Determining the best distance

A series of experiment was run with k values ranging from 2 to 15 with four different distance measures, namely Euclidean Distance (ED), Correlation Similarity (CrS), Cosine Similarity (CS) and Dice Similarity (DS). Performance is measured based on DB, AWCD and SS evaluation metrics. Low values are representative of a good cluster with a particular distance measure. Table 6 shows the clustering performance based on three evaluation metrics (i.e., DB, AWCD and SS) for all k values starting from 2 to 15 using four different distance techniques (i.e., ED, CrS, CS and DS). The average DB values for the ED, CrS, CS and DS techniques were 1.78, 2.20, 2.19 and 5.91, respectively. As shown in Table 6, the DB recorded four infinity values when using the CrS technique at the k = 2, 6, 11and 14. At the same time, the DS technique recorded ten infinity values at the k = 3, 5, 7, 9,10,11,12,13,14 and 15. This indicates poor clustering quality results are produced when using the CrS and DS techniques based on the DB metric. Furthermore, as shown in Table 6, the average AWCD values were 13.98, 15.47, 14.96 and 23.87 for ED, CrS, CS and DS techniques, respectively. This shows that ED is the best distance technique compared to others (i.e., CrS, CS and DS) based on the average of DB and AWCD values.
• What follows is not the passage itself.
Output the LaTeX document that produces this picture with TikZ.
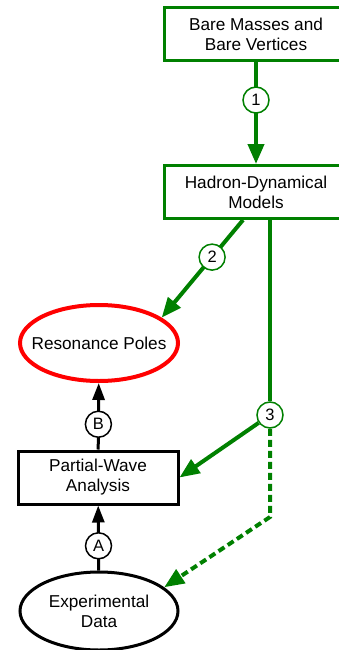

On the other hand, the CS technique is shown to outperform other distance techniques when using SS. This is based on the average values for all distance calculation techniques, which are 0.25, 0.23, 0.18 and 0.22 for ED, CrS, CS, and DS techniques.

Download:

Table 6. Clustering performance based on Davies Bouldin, average within centroid distance and sum of squares for k = 2 to 15 based on Euclidean distance, correlation similarity, cosine similarity and dice similarity.

https://doi.org/10.1371/journal.pone.0255312.t006

Moreover, to select the best distance technique, their performance is measured based on DB, AWCD and SS evaluation metrics. Table 7 demonstrates the average clustering performance for each distance measured. The ED technique recorded the best performance results based on the lowest DB and AWCD values. Meanwhile, the CS is the best distance technique that can be used to produce a quality clustering model based on SS value. Moreover, CrS shows moderate performance, and DS reveals a poor clustering performance. The performance results recorded in Table 7 are ranked from 1 to 4 for each evaluation metric to select the best distance measure.

Download:

Table 7. Comparison of average clustering performance based on distance measure.

https://doi.org/10.1371/journal.pone.0255312.t007

Table 8 shows the list of ranks for each distance measure based on the average values of DB, AWCD and SS metrics. The distance technique with the average value for each evaluation metric is recorded. From these values, the rank for each distance technique was noted for the purpose of identifying the performance of the distance technique. Thus, in these studies, the distance technique subjects are ranked (1 to n), so the rank value is from 1 to 4. For example, DB produces the lowest average value for ED. Therefore, ED was ranked as number 1, and the DS technique, with the highest average DB value, will have rank number 3. The final two columns on the right in Table 8 are the mean of the rank and rank position obtained of all evaluation metrics for each distance measure. This produces a listed rank position for each distance measure. Overall, the resulting ranking of the four distance measures is:

Cosine Similarity > Euclidean Distance > Correlation Similarity > Dice Similarity

It is shown that the Cosine Similarity is the best distance technique based on the lowest score obtained.

Download:

Table 8. Final score ranking to select the best distance measure.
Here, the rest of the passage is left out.